• [Dataset excerpt]:
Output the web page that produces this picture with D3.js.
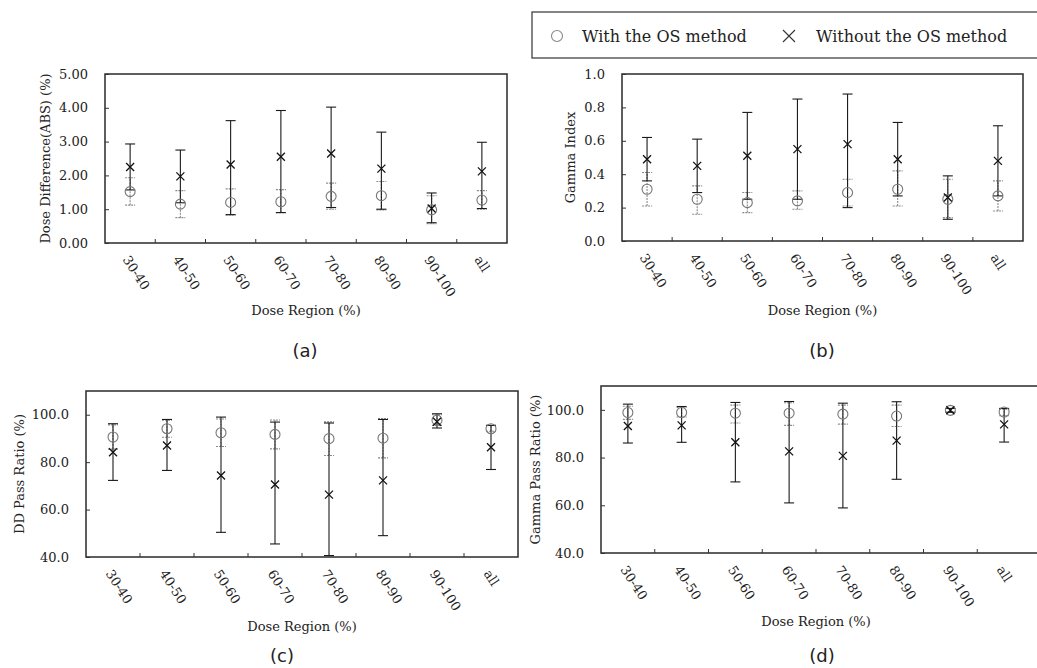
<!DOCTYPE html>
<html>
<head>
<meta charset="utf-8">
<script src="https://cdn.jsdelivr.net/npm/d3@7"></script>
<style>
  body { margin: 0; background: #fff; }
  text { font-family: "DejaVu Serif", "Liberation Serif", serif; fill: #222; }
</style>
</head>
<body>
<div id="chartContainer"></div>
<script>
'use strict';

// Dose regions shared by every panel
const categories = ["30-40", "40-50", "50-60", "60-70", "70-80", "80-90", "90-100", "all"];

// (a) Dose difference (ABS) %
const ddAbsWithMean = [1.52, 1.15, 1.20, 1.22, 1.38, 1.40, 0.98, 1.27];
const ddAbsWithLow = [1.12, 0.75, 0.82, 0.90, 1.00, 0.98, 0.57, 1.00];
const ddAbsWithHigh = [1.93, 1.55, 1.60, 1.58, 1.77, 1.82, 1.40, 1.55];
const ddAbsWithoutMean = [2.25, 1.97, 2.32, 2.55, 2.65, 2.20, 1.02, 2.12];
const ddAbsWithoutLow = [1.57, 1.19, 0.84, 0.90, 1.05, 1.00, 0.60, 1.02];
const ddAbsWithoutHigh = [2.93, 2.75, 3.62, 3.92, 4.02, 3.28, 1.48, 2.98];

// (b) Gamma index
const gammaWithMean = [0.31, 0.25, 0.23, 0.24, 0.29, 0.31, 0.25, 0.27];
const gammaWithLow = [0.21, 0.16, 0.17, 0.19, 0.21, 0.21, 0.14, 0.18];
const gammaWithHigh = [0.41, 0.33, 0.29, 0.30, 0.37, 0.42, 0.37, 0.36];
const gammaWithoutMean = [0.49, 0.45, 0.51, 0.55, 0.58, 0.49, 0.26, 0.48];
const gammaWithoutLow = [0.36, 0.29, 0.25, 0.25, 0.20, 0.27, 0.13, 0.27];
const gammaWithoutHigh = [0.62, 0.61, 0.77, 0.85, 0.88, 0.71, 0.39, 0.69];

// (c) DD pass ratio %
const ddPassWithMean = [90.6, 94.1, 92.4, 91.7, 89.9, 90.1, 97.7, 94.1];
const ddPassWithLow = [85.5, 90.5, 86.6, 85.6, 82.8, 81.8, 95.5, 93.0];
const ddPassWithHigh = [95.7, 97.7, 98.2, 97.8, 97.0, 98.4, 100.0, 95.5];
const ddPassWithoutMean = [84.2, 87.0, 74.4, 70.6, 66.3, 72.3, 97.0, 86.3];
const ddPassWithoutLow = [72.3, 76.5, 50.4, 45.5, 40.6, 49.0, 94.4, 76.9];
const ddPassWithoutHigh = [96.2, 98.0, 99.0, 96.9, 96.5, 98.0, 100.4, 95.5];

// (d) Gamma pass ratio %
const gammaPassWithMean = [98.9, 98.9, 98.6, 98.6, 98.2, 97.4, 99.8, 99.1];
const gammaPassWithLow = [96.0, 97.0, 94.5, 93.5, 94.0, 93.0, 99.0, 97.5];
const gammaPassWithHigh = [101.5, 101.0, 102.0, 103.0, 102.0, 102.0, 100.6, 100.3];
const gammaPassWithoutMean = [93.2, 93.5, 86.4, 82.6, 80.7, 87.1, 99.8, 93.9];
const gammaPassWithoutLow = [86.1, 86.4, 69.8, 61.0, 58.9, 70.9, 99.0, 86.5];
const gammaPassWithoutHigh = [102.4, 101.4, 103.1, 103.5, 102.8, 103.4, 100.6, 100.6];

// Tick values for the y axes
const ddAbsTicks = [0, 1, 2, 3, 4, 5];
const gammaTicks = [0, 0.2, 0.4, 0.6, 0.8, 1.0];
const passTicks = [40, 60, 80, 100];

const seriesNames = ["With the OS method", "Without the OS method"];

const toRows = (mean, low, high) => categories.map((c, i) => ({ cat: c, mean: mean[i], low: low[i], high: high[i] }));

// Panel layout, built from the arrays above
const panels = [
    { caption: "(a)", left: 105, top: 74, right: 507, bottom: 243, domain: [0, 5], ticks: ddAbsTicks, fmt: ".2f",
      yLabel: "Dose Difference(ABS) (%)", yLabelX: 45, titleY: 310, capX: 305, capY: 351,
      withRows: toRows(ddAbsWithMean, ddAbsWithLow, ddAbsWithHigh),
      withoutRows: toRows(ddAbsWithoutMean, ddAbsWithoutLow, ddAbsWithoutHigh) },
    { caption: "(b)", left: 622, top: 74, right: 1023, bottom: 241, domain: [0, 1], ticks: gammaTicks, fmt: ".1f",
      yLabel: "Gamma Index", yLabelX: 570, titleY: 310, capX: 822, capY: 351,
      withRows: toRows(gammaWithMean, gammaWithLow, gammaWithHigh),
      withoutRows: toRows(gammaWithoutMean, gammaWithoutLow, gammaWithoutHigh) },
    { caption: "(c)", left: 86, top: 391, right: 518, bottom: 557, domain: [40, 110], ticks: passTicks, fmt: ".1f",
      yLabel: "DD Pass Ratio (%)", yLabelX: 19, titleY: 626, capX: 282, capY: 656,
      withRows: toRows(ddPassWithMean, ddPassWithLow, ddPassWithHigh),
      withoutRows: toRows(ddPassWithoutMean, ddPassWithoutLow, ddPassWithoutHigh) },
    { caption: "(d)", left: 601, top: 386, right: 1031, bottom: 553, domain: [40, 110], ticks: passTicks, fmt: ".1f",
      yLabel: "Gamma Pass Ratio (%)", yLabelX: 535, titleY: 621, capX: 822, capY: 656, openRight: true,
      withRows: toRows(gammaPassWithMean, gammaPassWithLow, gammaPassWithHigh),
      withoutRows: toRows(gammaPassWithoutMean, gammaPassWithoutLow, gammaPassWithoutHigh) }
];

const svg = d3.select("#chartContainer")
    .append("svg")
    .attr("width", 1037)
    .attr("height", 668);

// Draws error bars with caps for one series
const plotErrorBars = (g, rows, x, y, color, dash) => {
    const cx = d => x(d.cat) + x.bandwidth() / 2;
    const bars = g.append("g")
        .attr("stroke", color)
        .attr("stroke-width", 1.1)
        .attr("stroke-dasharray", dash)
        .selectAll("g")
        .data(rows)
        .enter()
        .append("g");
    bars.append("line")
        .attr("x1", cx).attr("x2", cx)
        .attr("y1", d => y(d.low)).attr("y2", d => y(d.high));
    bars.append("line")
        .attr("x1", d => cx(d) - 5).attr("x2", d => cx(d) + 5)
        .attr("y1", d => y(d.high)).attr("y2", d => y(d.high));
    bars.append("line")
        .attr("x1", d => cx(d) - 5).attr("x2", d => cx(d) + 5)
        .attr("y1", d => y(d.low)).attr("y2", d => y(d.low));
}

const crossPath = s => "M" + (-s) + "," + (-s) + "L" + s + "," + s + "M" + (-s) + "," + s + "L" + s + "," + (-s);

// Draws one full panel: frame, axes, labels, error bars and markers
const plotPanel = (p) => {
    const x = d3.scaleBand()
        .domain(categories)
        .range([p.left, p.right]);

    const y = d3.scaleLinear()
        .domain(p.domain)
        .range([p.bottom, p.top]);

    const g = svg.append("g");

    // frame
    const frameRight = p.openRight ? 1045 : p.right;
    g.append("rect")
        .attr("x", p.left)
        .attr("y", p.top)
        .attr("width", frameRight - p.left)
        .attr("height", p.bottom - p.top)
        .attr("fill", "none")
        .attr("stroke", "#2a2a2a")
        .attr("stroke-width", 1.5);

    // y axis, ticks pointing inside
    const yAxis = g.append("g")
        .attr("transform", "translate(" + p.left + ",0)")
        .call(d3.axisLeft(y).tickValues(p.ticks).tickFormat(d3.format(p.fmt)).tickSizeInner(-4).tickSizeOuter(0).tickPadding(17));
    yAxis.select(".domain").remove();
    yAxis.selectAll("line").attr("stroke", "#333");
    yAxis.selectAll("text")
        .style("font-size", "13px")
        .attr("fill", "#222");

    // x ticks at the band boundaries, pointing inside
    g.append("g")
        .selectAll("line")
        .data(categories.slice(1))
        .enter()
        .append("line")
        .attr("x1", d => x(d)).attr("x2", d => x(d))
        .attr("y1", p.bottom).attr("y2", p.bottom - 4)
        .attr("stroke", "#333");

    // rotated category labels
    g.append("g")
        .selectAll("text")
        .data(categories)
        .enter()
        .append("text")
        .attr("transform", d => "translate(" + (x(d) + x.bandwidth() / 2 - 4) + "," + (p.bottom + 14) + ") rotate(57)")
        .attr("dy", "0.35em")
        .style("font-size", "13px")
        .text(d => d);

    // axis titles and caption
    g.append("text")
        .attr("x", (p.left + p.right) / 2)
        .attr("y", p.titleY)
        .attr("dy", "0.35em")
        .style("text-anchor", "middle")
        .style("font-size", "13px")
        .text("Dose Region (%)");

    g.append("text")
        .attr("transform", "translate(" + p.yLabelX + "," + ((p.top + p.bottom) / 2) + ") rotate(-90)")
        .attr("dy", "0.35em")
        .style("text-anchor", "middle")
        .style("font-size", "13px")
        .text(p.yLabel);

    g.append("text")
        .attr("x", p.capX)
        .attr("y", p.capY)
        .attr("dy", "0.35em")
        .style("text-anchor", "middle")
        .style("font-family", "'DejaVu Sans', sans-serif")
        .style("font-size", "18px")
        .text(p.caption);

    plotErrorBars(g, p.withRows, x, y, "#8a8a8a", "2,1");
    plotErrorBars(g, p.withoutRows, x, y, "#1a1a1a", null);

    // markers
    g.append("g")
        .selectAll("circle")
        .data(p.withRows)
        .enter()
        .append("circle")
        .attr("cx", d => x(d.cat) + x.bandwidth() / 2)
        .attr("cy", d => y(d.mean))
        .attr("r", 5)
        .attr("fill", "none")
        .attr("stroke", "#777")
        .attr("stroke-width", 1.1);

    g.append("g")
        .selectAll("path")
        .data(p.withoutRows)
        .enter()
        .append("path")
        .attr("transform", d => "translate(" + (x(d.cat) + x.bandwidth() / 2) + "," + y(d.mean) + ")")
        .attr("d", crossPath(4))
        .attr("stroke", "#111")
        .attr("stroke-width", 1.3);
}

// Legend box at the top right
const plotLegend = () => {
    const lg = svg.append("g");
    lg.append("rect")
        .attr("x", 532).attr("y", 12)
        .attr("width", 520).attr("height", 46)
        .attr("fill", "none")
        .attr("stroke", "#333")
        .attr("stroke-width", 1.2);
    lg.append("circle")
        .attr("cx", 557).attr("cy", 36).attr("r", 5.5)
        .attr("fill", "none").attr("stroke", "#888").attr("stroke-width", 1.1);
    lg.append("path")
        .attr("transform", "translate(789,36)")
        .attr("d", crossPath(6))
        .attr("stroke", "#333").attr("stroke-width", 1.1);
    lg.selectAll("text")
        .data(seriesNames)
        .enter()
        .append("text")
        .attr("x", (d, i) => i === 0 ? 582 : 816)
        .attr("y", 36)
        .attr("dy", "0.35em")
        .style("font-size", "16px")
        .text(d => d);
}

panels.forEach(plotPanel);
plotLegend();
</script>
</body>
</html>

• [Stated exercise]: Up to and including the line with "0.71, 0.39, 0.69];", copy the data above from its first line. Skip pictures.

• [Output of the exercise]:
Output the web page that produces this picture with D3.js.
<!DOCTYPE html>
<html>
<head>
<meta charset="utf-8">
<script src="https://cdn.jsdelivr.net/npm/d3@7"></script>
<style>
  body { margin: 0; background: #fff; }
  text { font-family: "DejaVu Serif", "Liberation Serif", serif; fill: #222; }
</style>
</head>
<body>
<div id="chartContainer"></div>
<script>
'use strict';

// Dose regions shared by every panel
const categories = ["30-40", "40-50", "50-60", "60-70", "70-80", "80-90", "90-100", "all"];

// (a) Dose difference (ABS) %
const ddAbsWithMean = [1.52, 1.15, 1.20, 1.22, 1.38, 1.40, 0.98, 1.27];
const ddAbsWithLow = [1.12, 0.75, 0.82, 0.90, 1.00, 0.98, 0.57, 1.00];
const ddAbsWithHigh = [1.93, 1.55, 1.60, 1.58, 1.77, 1.82, 1.40, 1.55];
const ddAbsWithoutMean = [2.25, 1.97, 2.32, 2.55, 2.65, 2.20, 1.02, 2.12];
const ddAbsWithoutLow = [1.57, 1.19, 0.84, 0.90, 1.05, 1.00, 0.60, 1.02];
const ddAbsWithoutHigh = [2.93, 2.75, 3.62, 3.92, 4.02, 3.28, 1.48, 2.98];

// (b) Gamma index
const gammaWithMean = [0.31, 0.25, 0.23, 0.24, 0.29, 0.31, 0.25, 0.27];
const gammaWithLow = [0.21, 0.16, 0.17, 0.19, 0.21, 0.21, 0.14, 0.18];
const gammaWithHigh = [0.41, 0.33, 0.29, 0.30, 0.37, 0.42, 0.37, 0.36];
const gammaWithoutMean = [0.49, 0.45, 0.51, 0.55, 0.58, 0.49, 0.26, 0.48];
const gammaWithoutLow = [0.36, 0.29, 0.25, 0.25, 0.20, 0.27, 0.13, 0.27];
const gammaWithoutHigh = [0.62, 0.61, 0.77, 0.85, 0.88, 0.71, 0.39, 0.69];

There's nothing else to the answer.